**WHAT TO PRODUCE**
Write out, exactly and only, the lines that run from the top of the records to the line with "const rightTicks = [38, 40, 42, 44, 46];". Include both ends; exclude pictures.

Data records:
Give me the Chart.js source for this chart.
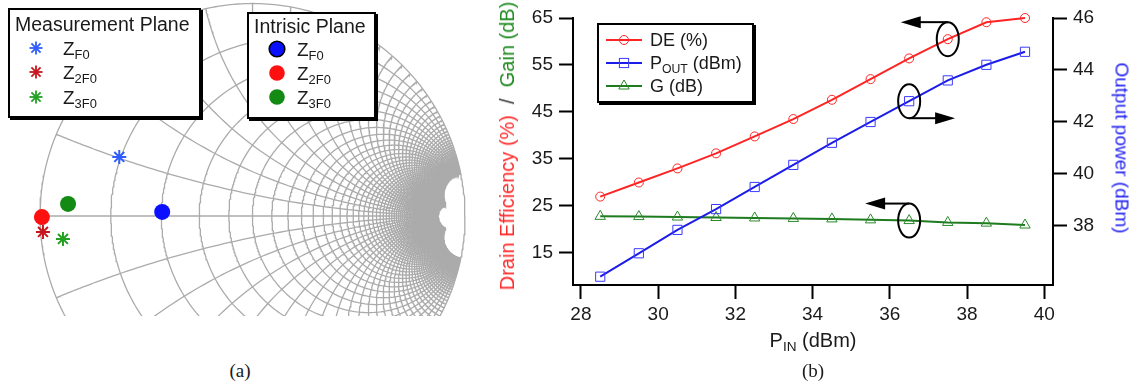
<!DOCTYPE html>
<html>
<head>
<meta charset="utf-8">
<script src="https://cdn.jsdelivr.net/npm/chart.js@4.4.0/dist/chart.umd.min.js"></script>
<style>
  body { margin: 0; background: #fff; font-family: "Liberation Sans", Arial, sans-serif; color: #1a1a1a; }
  #page { position: relative; width: 1134px; height: 387px; overflow: hidden; background: #fff; }
  canvas { position: absolute; }
  #smith { left: 0; top: 0; }
  #perf { left: 490px; top: 0; }
  .box { position: absolute; background: #fff; border: 2px solid #000; box-shadow: 2px 2px 0 #000; box-sizing: border-box; }
  .txt { position: absolute; white-space: nowrap; line-height: 1; }
  .txt sub { font-size: 0.68em; vertical-align: -0.3em; line-height: 1; }
  .mk { position: absolute; }
  .cap { font-family: "Liberation Serif", "Times New Roman", serif; font-size: 19px; transform: translate(-50%, 0); }
</style>
</head>
<body>
<div id="page">
  <canvas id="smith" width="480" height="316"></canvas>
  <canvas id="perf" width="644" height="387"></canvas>
</div>
<script>
// ---------- panel (b): PA performance vs input power ----------
const pinDbm    = [28.5, 29.5, 30.5, 31.5, 32.5, 33.5, 34.5, 35.5, 36.5, 37.5, 38.5, 39.5];
const drainEff  = [27.0, 30.0, 33.0, 36.2, 39.8, 43.5, 47.6, 52.0, 56.4, 60.5, 64.1, 65.0];
const poutDbm   = [36.05, 36.95, 37.85, 38.65, 39.5, 40.35, 41.2, 42.0, 42.8, 43.6, 44.2, 44.7];
const gainDb    = [22.8, 22.75, 22.65, 22.55, 22.45, 22.35, 22.25, 22.05, 21.9, 21.5, 21.35, 20.95];
const pinTicks  = [28, 30, 32, 34, 36, 38, 40];
const leftTicks = [15, 25, 35, 45, 55, 65];
const rightTicks = [38, 40, 42, 44, 46];

// ---------- panel (a): reflection coefficients ----------
const harmonics   = ['F0', '2F0', '3F0'];
const measGammaRe = [-0.627, -0.986, -0.892];
const measGammaIm = [0.278, -0.075, -0.108];
const intrGammaRe = [-0.425, -0.991, -0.868];
const intrGammaIm = [0.019, -0.005, 0.057];
const measColors  = ['#2f5cff', '#c8141e', '#22a022'];
const intrColors  = ['#0a10ff', '#ff1010', '#138a13'];

// Smith chart grid: constant r circles and constant x arcs in 0.2 steps
const rLimit = 15;   // x arcs stop on this resistance circle
const xLimit = 10;   // r circles stop at this reactance
const gridR = [];
for (let i = 1; i <= 50; i++) gridR.push(+(i * 0.2).toFixed(1));
const gridX = gridR.concat(gridR.map(v => -v));

function gamma(r, x) {
    const den = (r + 1) * (r + 1) + x * x;
    return { x: (r * r + x * x - 1) / den, y: 2 * x / den };
}

function buildSmithGrid() {
    const style = { borderColor: '#ababab', borderWidth: 1.3, pointRadius: 0, showLine: true, fill: false, order: 5 };
    const sets = [];
    const ring = [];
    for (let i = 0; i <= 360; i++) {
        const a = i * Math.PI / 180;
        ring.push({ x: Math.cos(a), y: Math.sin(a) });
    }
    sets.push({ ...style, data: ring });
    sets.push({ ...style, data: [gamma(0, 0), gamma(rLimit, 0)] });
    gridR.forEach(r => {
        const pts = [];
        for (let i = -200; i <= 200; i++) {
            const t = i / 200;
            pts.push(gamma(r, xLimit * t * t * t));
        }
        sets.push({ ...style, data: pts });
    });
    gridX.forEach(x => {
        const pts = [];
        for (let i = 0; i <= 150; i++) {
            const t = i / 150;
            pts.push(gamma(rLimit * t * t * t, x));
        }
        sets.push({ ...style, data: pts });
    });
    return sets;
}

function renderSmith() {
    const ctx = document.getElementById('smith').getContext('2d');
    const datasets = [
        {
            label: 'Measurement Plane',
            data: measGammaRe.map((g, i) => ({ x: g, y: measGammaIm[i] })),
            pointStyle: 'star',
            pointRadius: 7,
            pointBorderWidth: 2,
            pointBorderColor: measColors,
            pointBackgroundColor: measColors,
            showLine: false,
            order: 0
        },
        {
            label: 'Intrisic Plane',
            data: intrGammaRe.map((g, i) => ({ x: g, y: intrGammaIm[i] })),
            pointStyle: 'circle',
            pointRadius: 8,
            pointBorderWidth: 0,
            pointBorderColor: intrColors,
            pointBackgroundColor: intrColors,
            showLine: false,
            order: 1
        }
    ].concat(buildSmithGrid());

    new Chart(ctx, {
        type: 'scatter',
        data: { datasets },
        options: {
            responsive: false,
            animation: false,
            events: [],
            normalized: true,
            layout: { padding: 0, autoPadding: false },
            plugins: { legend: { display: false }, tooltip: { enabled: false } },
            scales: {
                x: { type: 'linear', min: -1.1882, max: 1.0706, display: false },
                y: { type: 'linear', min: -0.4706, max: 1.0165, display: false }
            }
        }
    });
}

// arrows + ellipses that tie each curve to its axis
const callouts = [
    { dataset: 0, index: 9, edge: -1, dir: -1, reach: 47 },
    { dataset: 1, index: 8, edge: 1, dir: 1, reach: 46 },
    { dataset: 2, index: 8, edge: -1, dir: -1, reach: 44 }
];

const calloutPlugin = {
    id: 'callouts',
    afterDatasetsDraw(chart) {
        const ctx = chart.ctx;
        callouts.forEach(c => {
            const pt = chart.getDatasetMeta(c.dataset).data[c.index];
            const cx = pt.x, cy = pt.y, rx = 11, ry = 17;
            ctx.save();
            ctx.strokeStyle = '#000';
            ctx.fillStyle = '#000';
            ctx.lineWidth = 2;
            ctx.beginPath();
            ctx.ellipse(cx, cy, rx, ry, 0, 0, Math.PI * 2);
            ctx.stroke();
            const ly = cy + c.edge * ry;
            const tip = cx + c.dir * c.reach;
            ctx.beginPath();
            ctx.moveTo(cx, ly);
            ctx.lineTo(tip - c.dir * 16, ly);
            ctx.stroke();
            ctx.beginPath();
            ctx.moveTo(tip, ly);
            ctx.lineTo(tip - c.dir * 20, ly - 6);
            ctx.lineTo(tip - c.dir * 20, ly + 6);
            ctx.closePath();
            ctx.fill();
            ctx.restore();
        });
    }
};

function axisStyle(ticks, extra) {
    return Object.assign({
        type: 'linear',
        afterBuildTicks: s => { s.ticks = ticks.map(v => ({ value: v })); },
        grid: { display: true, drawOnChartArea: false, drawTicks: true, tickLength: 14, tickWidth: 2, tickColor: '#000' },
        border: { display: true, color: '#000', width: 2 },
        ticks: {
            autoSkip: false,
            maxRotation: 0,
            color: '#1a1a1a',
            padding: 6,
            font: { family: "'Liberation Sans', Arial, sans-serif", size: 19 }
        }
    }, extra);
}

function renderPerformance() {
    const ctx = document.getElementById('perf').getContext('2d');
    const xy = vals => pinDbm.map((p, i) => ({ x: p, y: vals[i] }));
    const xAxis = axisStyle(pinTicks, { position: 'bottom', min: 27.795, max: 40.225, afterFit: s => { s.height = 102; } });
    xAxis.ticks.padding = 4;

    new Chart(ctx, {
        type: 'line',
        data: {
            datasets: [{
                label: 'DE (%)',
                data: xy(drainEff),
                yAxisID: 'yL',
                borderColor: '#ff2424',
                borderWidth: 2,
                pointStyle: 'circle',
                pointRadius: 4.5,
                pointBorderWidth: 1,
                pointBackgroundColor: 'rgba(0,0,0,0)',
                pointBorderColor: '#ff2424',
                clip: false
            }, {
                label: 'POUT (dBm)',
                data: xy(poutDbm),
                yAxisID: 'yR',
                borderColor: '#1c1ce8',
                borderWidth: 2,
                pointStyle: 'rect',
                pointRadius: 6.5,
                pointBorderWidth: 1,
                pointBackgroundColor: 'rgba(0,0,0,0)',
                pointBorderColor: '#3a3aff',
                clip: false
            }, {
                label: 'G (dB)',
                data: xy(gainDb),
                yAxisID: 'yL',
                borderColor: '#1e7b1e',
                borderWidth: 2,
                pointStyle: 'triangle',
                pointRadius: 6,
                pointBorderWidth: 1,
                pointBackgroundColor: 'rgba(0,0,0,0)',
                pointBorderColor: '#2a8a2a',
                clip: false
            }]
        },
        options: {
            responsive: false,
            animation: false,
            events: [],
            layout: { padding: { top: 18, left: 0, right: 0, bottom: 0 }, autoPadding: false },
            plugins: { legend: { display: false }, tooltip: { enabled: false } },
            scales: {
                x: xAxis,
                yL: axisStyle(leftTicks, { position: 'left', min: 8.19, max: 65, afterFit: s => { s.width = 83; } }),
                yR: axisStyle(rightTicks, { position: 'right', min: 35.73, max: 46, afterFit: s => { s.width = 81; } })
            }
        },
        plugins: [calloutPlugin]
    });
}

// ---------- HTML text: legends, axis titles, captions ----------
const page = document.getElementById('page');

function place(html, x, cy, size, css) {
    const d = document.createElement('div');
    d.className = 'txt';
    d.innerHTML = html;
    d.style.left = x + 'px';
    d.style.top = (cy - size * 0.49) + 'px';
    d.style.fontSize = size + 'px';
    if (css) d.setAttribute('style', d.getAttribute('style') + ';' + css);
    page.appendChild(d);
    return d;
}

function box(l, t, r, b) {
    const d = document.createElement('div');
    d.className = 'box';
    Object.assign(d.style, { left: l + 'px', top: t + 'px', width: (r - l) + 'px', height: (b - t) + 'px' });
    page.appendChild(d);
}

function marker(svg, cx, cy, w, h) {
    const d = document.createElement('div');
    d.className = 'mk';
    Object.assign(d.style, { left: (cx - w / 2) + 'px', top: (cy - h / 2) + 'px', width: w + 'px', height: h + 'px' });
    d.innerHTML = `<svg width="${w}" height="${h}" viewBox="0 0 ${w} ${h}">${svg}</svg>`;
    page.appendChild(d);
}

function starSvg(color, c, r) {
    const d = r * Math.SQRT1_2;
    return `<g stroke="${color}" stroke-width="1.8">
      <line x1="${c - r}" y1="${c}" x2="${c + r}" y2="${c}"/><line x1="${c}" y1="${c - r}" x2="${c}" y2="${c + r}"/>
      <line x1="${c - d}" y1="${c - d}" x2="${c + d}" y2="${c + d}"/><line x1="${c - d}" y1="${c + d}" x2="${c + d}" y2="${c - d}"/></g>`;
}

function drawLegends() {
    // Smith chart: measurement plane
    box(8, 8, 201, 118);
    place('Measurement Plane', 15, 25, 19.5);
    [48, 72, 97].forEach((y, i) => {
        marker(starSvg(measColors[i], 8, 6.5), 36, y, 16, 16);
        place(`Z<sub>${harmonics[i]}</sub>`, 63, y, 19);
    });
    // Smith chart: intrinsic plane
    box(247, 12, 376, 119);
    place('Intrisic Plane', 254, 27, 19.5);
    [49, 73, 97].forEach((y, i) => {
        const stroke = i === 0 ? ' stroke="#000" stroke-width="1.6"' : '';
        marker(`<circle cx="10" cy="10" r="7.8" fill="${intrColors[i]}"${stroke}/>`, 277, y, 20, 20);
        place(`Z<sub>${harmonics[i]}</sub>`, 297, y, 19);
    });

    // performance chart legend
    box(597, 23, 754, 103);
    const rows = [
        { y: 40, color: '#ff2424', shape: '<circle cx="18" cy="8" r="4.5" fill="none" stroke="#ff2424" stroke-width="1"/>', text: 'DE (%)' },
        { y: 63, color: '#1c1ce8', shape: '<rect x="13.4" y="3.4" width="9.2" height="9.2" fill="none" stroke="#3a3aff" stroke-width="1"/>', text: 'P<sub>OUT</sub> (dBm)' },
        { y: 86, color: '#1e7b1e', shape: '<polygon points="18,2 23.2,11 12.8,11" fill="none" stroke="#2a8a2a" stroke-width="1"/>', text: 'G (dB)' }
    ];
    rows.forEach(r => {
        marker(`<line x1="0" y1="8" x2="36" y2="8" stroke="${r.color}" stroke-width="2"/>${r.shape}`, 624, r.y, 36, 16);
        place(r.text, 650, r.y, 18);
    });

    // axis titles
    const left = place('<span style="color:#ff2b2b">Drain Efficiency (%)</span><span style="color:#333">&nbsp; /&nbsp; </span><span style="color:#1f8a1f">Gain (dB)</span>', 507, 146, 20);
    left.style.top = '146px';
    left.style.transform = 'translate(-50%, -50%) rotate(-90deg)';
    const right = place('<span style="color:#2424f0">Output power (dBm)</span>', 1122, 148, 19);
    right.style.top = '148px';
    right.style.transform = 'translate(-50%, -50%) rotate(90deg)';
    const xt = place('P<sub>IN</sub> (dBm)', 813, 340, 20);
    xt.style.transform = 'translate(-50%, 0)';

    // captions
    const a = place('(a)', 240, 370, 19);
    a.classList.add('cap');
    const b = place('(b)', 813, 370, 19);
    b.classList.add('cap');
}

window.onload = () => {
    renderSmith();
    renderPerformance();
    drawLegends();
};
</script>
</body>
</html>
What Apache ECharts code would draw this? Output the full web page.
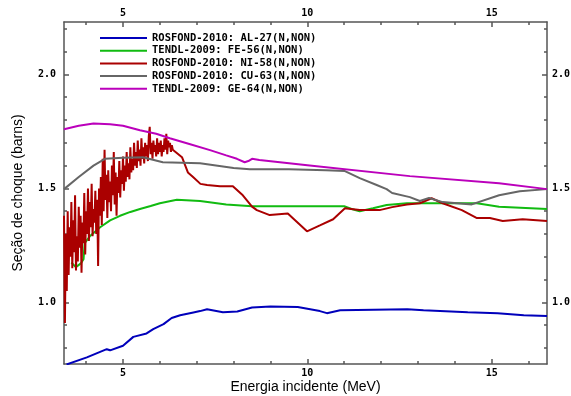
<!DOCTYPE html>
<html>
<head>
<meta charset="utf-8">
<script src="https://cdn.jsdelivr.net/npm/echarts@6/dist/echarts.min.js"></script>
<style>
  html, body { margin: 0; padding: 0; background: #fff; }
  #chart { width: 571px; height: 396px; }
</style>
</head>
<body>
<div id="chart"></div>
<script>
// axis ranges and ticks (MeV / barns)
const xRange = [3.4, 16.5]
const yRange = [0.73, 2.23]
const xMajor = [5, 10, 15]
const xMinor = [4, 6, 7, 8, 9, 11, 12, 13, 14, 16]
const yMajor = [1.0, 1.5, 2.0]
const yMinor = [0.8, 0.9, 1.1, 1.2, 1.3, 1.4, 1.6, 1.7, 1.8, 1.9, 2.1, 2.2]

const seriesNames = [
  'ROSFOND-2010: AL-27(N,NON)',
  'TENDL-2009: FE-56(N,NON)',
  'ROSFOND-2010: NI-58(N,NON)',
  'ROSFOND-2010: CU-63(N,NON)',
  'TENDL-2009: GE-64(N,NON)',
]
const seriesColors = ['#0000bb', '#11bb11', '#aa0000', '#666666', '#bb00bb']

// AL-27
const al27 = [
  [3.47, 0.728], [4.02, 0.759], [4.38, 0.783], [4.56, 0.795], [4.65, 0.79],
  [5.0, 0.81], [5.28, 0.849], [5.64, 0.864], [5.82, 0.883], [6.1, 0.905],
  [6.32, 0.932], [6.55, 0.944], [6.91, 0.956], [7.09, 0.962], [7.28, 0.97],
  [7.71, 0.957], [8.1, 0.96], [8.5, 0.978], [9.0, 0.982], [9.74, 0.98],
  [10.34, 0.962], [10.53, 0.953], [10.89, 0.966], [12.71, 0.97], [13.15, 0.966],
  [14.35, 0.957], [15.16, 0.953], [15.87, 0.944], [16.5, 0.94],
]

// FE-56
const fe56 = [
  [3.6, 1.175], [3.72, 1.155], [3.85, 1.17], [3.93, 1.19], [3.96, 1.26],
  [4.1, 1.29], [4.38, 1.33], [4.65, 1.36], [4.92, 1.38], [5.2, 1.397],
  [5.46, 1.41], [5.75, 1.423], [6.0, 1.435], [6.46, 1.45], [7.09, 1.445],
  [7.8, 1.43], [8.5, 1.422], [9.5, 1.422], [10.5, 1.422], [11.0, 1.422],
  [11.2, 1.41], [11.42, 1.4], [11.78, 1.413], [12.15, 1.427], [12.7, 1.435],
  [13.05, 1.435], [14.6, 1.435], [15.2, 1.42], [16.5, 1.41],
]

// NI-58: resonance region, energies 3.400 .. 6.350 in 0.025 MeV steps
const ni58ResStart = 3.4
const ni58ResStep = 0.025
const ni58Res = [
  1.38, 0.91, 1.30, 1.05, 1.40, 1.12, 1.33, 1.20, 1.44, 1.15,
  1.36, 1.22, 1.47, 1.14, 1.29, 1.18, 1.42, 1.24, 1.38, 1.13,
  1.35, 1.26, 1.48, 1.21, 1.40, 1.30, 1.50, 1.27, 1.44, 1.33,
  1.52, 1.29, 1.41, 1.35, 1.49, 1.30, 1.45, 1.16, 1.50, 1.38,
  1.55, 1.34, 1.63, 1.40, 1.67, 1.45, 1.56, 1.37, 1.58, 1.44,
  1.53, 1.40, 1.60, 1.47, 1.66, 1.43, 1.57, 1.38, 1.55, 1.48,
  1.62, 1.46, 1.58, 1.52, 1.64, 1.49, 1.60, 1.53, 1.66, 1.55,
  1.61, 1.54, 1.68, 1.57, 1.63, 1.58, 1.70, 1.60, 1.66, 1.59,
  1.71, 1.62, 1.67, 1.60, 1.72, 1.63, 1.68, 1.61, 1.70, 1.64,
  1.69, 1.62, 1.73, 1.77, 1.65, 1.70, 1.63, 1.71, 1.66, 1.69,
  1.64, 1.72, 1.65, 1.70, 1.66, 1.71, 1.64, 1.69, 1.66, 1.72,
  1.67, 1.74, 1.65, 1.71, 1.68, 1.70, 1.66, 1.69, 1.67,
]
// NI-58: smooth part above 6.35 MeV
const ni58Smooth = [
  [6.6, 1.637], [6.76, 1.57], [6.9, 1.55], [7.1, 1.52], [7.28, 1.515],
  [7.63, 1.51], [7.98, 1.51], [8.25, 1.47], [8.5, 1.42], [8.63, 1.405],
  [8.98, 1.383], [9.47, 1.39], [9.99, 1.312], [10.34, 1.338], [10.7, 1.365],
  [11.02, 1.413], [11.42, 1.405], [11.96, 1.405], [12.3, 1.418], [12.7, 1.43],
  [13.05, 1.435], [13.37, 1.457], [13.67, 1.435], [14.19, 1.405], [14.6, 1.37],
  [14.95, 1.37], [15.3, 1.357], [15.84, 1.365], [16.5, 1.357],
]

// CU-63
const cu63 = [
  [3.4, 1.497], [3.8, 1.55], [4.2, 1.6], [4.51, 1.63], [5.0, 1.635],
  [5.54, 1.637], [6.08, 1.615], [7.09, 1.61], [8.0, 1.59], [8.44, 1.584],
  [9.5, 1.584], [10.5, 1.58], [11.02, 1.576], [11.42, 1.545], [11.88, 1.515],
  [12.15, 1.497], [12.3, 1.48], [12.78, 1.462], [13.05, 1.445], [13.3, 1.458],
  [13.67, 1.44], [14.46, 1.43], [15.2, 1.47], [15.76, 1.488], [16.5, 1.497],
]

// GE-64
const ge64 = [
  [3.4, 1.76], [3.8, 1.775], [4.2, 1.785], [4.65, 1.782], [5.0, 1.775],
  [5.46, 1.755], [5.9, 1.74], [6.27, 1.72], [6.8, 1.695], [7.36, 1.668],
  [7.8, 1.645], [8.09, 1.63], [8.3, 1.615], [8.4, 1.62], [8.5, 1.63],
  [8.7, 1.625], [10.0, 1.602], [12.78, 1.554], [15.2, 1.523], [16.5, 1.497],
]

const ni58 = ni58Res
  .map((v, i) => [+(ni58ResStart + i * ni58ResStep).toFixed(3), v])
  .concat(ni58Smooth)

const allData = [al27, fe56, ni58, cu63, ge64]

const monoLabel = { fontFamily: 'DejaVu Sans Mono', fontWeight: 'bold', fontSize: 10, color: '#000' }
const axisLineStyle = { color: '#555', width: 1.5 }

function xAxisPair(position, showName) {
  const major = {
    type: 'value', min: xRange[0], max: xRange[1], position,
    axisLine: { show: true, onZero: false, lineStyle: axisLineStyle },
    axisTick: { show: true, inside: true, length: 5, customValues: xMajor, lineStyle: axisLineStyle },
    axisLabel: { show: true, customValues: xMajor, margin: 4, ...monoLabel },
    splitLine: { show: false },
  }
  if (showName) {
    Object.assign(major, {
      name: 'Energia incidente (MeV)',
      nameLocation: 'middle',
      nameGap: 16,
      nameMoveOverlap: false,
      nameTextStyle: { fontFamily: 'Liberation Sans', fontSize: 14, color: '#000', verticalAlign: 'top' },
    })
  }
  const minor = {
    type: 'value', min: xRange[0], max: xRange[1], position,
    axisLine: { show: false },
    axisTick: { show: true, inside: true, length: 3, customValues: xMinor, lineStyle: axisLineStyle },
    axisLabel: { show: false },
    splitLine: { show: false },
  }
  return [major, minor]
}

function yAxisPair(position, showName) {
  const major = {
    type: 'value', min: yRange[0], max: yRange[1], position,
    axisLine: { show: true, onZero: false, lineStyle: axisLineStyle },
    axisTick: { show: true, inside: true, length: 5, customValues: yMajor, lineStyle: axisLineStyle },
    axisLabel: {
      show: true, customValues: yMajor, margin: position === 'left' ? 8 : 5,
      formatter: (v) => v.toFixed(1), ...monoLabel,
    },
    splitLine: { show: false },
  }
  if (showName) {
    Object.assign(major, {
      name: 'Seção de choque (barns)',
      nameLocation: 'middle',
      nameGap: 39,
      nameMoveOverlap: false,
      nameTextStyle: { fontFamily: 'Liberation Sans', fontSize: 14, color: '#000' },
    })
  }
  const minor = {
    type: 'value', min: yRange[0], max: yRange[1], position,
    axisLine: { show: false },
    axisTick: { show: true, inside: true, length: 3, customValues: yMinor, lineStyle: axisLineStyle },
    axisLabel: { show: false },
    splitLine: { show: false },
  }
  return [major, minor]
}

const chart = echarts.init(document.getElementById('chart'), null, { renderer: 'canvas' })

chart.setOption({
  animation: false,
  backgroundColor: '#fff',
  grid: { left: 64, right: 24, top: 22, bottom: 32, outerBoundsMode: 'none' },
  legend: {
    orient: 'vertical',
    left: 95,
    top: 27,
    icon: 'rect',
    itemWidth: 47,
    itemHeight: 2,
    itemGap: 0.7,
    data: seriesNames,
    textStyle: { fontFamily: 'DejaVu Sans Mono', fontWeight: 'bold', fontSize: 10.5, lineHeight: 12, color: '#000' },
  },
  xAxis: [...xAxisPair('bottom', true), ...xAxisPair('top', false)],
  yAxis: [...yAxisPair('left', true), ...yAxisPair('right', false)],
  series: seriesNames.map((name, i) => ({
    name,
    type: 'line',
    xAxisIndex: 0,
    yAxisIndex: 0,
    data: allData[i],
    showSymbol: false,
    color: seriesColors[i],
    lineStyle: { width: 2, color: seriesColors[i] },
    clip: true,
  })),
})
</script>
</body>
</html>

**EXERCISE RESULT**
Give me the Chart.js source for this chart.
<!DOCTYPE html>
<html>
<head>
<meta charset="utf-8">
<script src="https://cdn.jsdelivr.net/npm/chart.js@4.4.0/dist/chart.umd.min.js"></script>
<style>
  body { margin: 0; background: #fff; font-family: "Liberation Sans", Arial, sans-serif; color: #1a1a1a; }
  #page { position: relative; width: 1134px; height: 387px; overflow: hidden; background: #fff; }
  canvas { position: absolute; }
  #smith { left: 0; top: 0; }
  #perf { left: 490px; top: 0; }
  .box { position: absolute; background: #fff; border: 2px solid #000; box-shadow: 2px 2px 0 #000; box-sizing: border-box; }
  .txt { position: absolute; white-space: nowrap; line-height: 1; }
  .txt sub { font-size: 0.68em; vertical-align: -0.3em; line-height: 1; }
  .mk { position: absolute; }
  .cap { font-family: "Liberation Serif", "Times New Roman", serif; font-size: 19px; transform: translate(-50%, 0); }
</style>
</head>
<body>
<div id="page">
  <canvas id="smith" width="480" height="316"></canvas>
  <canvas id="perf" width="644" height="387"></canvas>
</div>
<script>
// ---------- panel (b): PA performance vs input power ----------
const pinDbm    = [28.5, 29.5, 30.5, 31.5, 32.5, 33.5, 34.5, 35.5, 36.5, 37.5, 38.5, 39.5];
const drainEff  = [27.0, 30.0, 33.0, 36.2, 39.8, 43.5, 47.6, 52.0, 56.4, 60.5, 64.1, 65.0];
const poutDbm   = [36.05, 36.95, 37.85, 38.65, 39.5, 40.35, 41.2, 42.0, 42.8, 43.6, 44.2, 44.7];
const gainDb    = [22.8, 22.75, 22.65, 22.55, 22.45, 22.35, 22.25, 22.05, 21.9, 21.5, 21.35, 20.95];
const pinTicks  = [28, 30, 32, 34, 36, 38, 40];
const leftTicks = [15, 25, 35, 45, 55, 65];
const rightTicks = [38, 40, 42, 44, 46];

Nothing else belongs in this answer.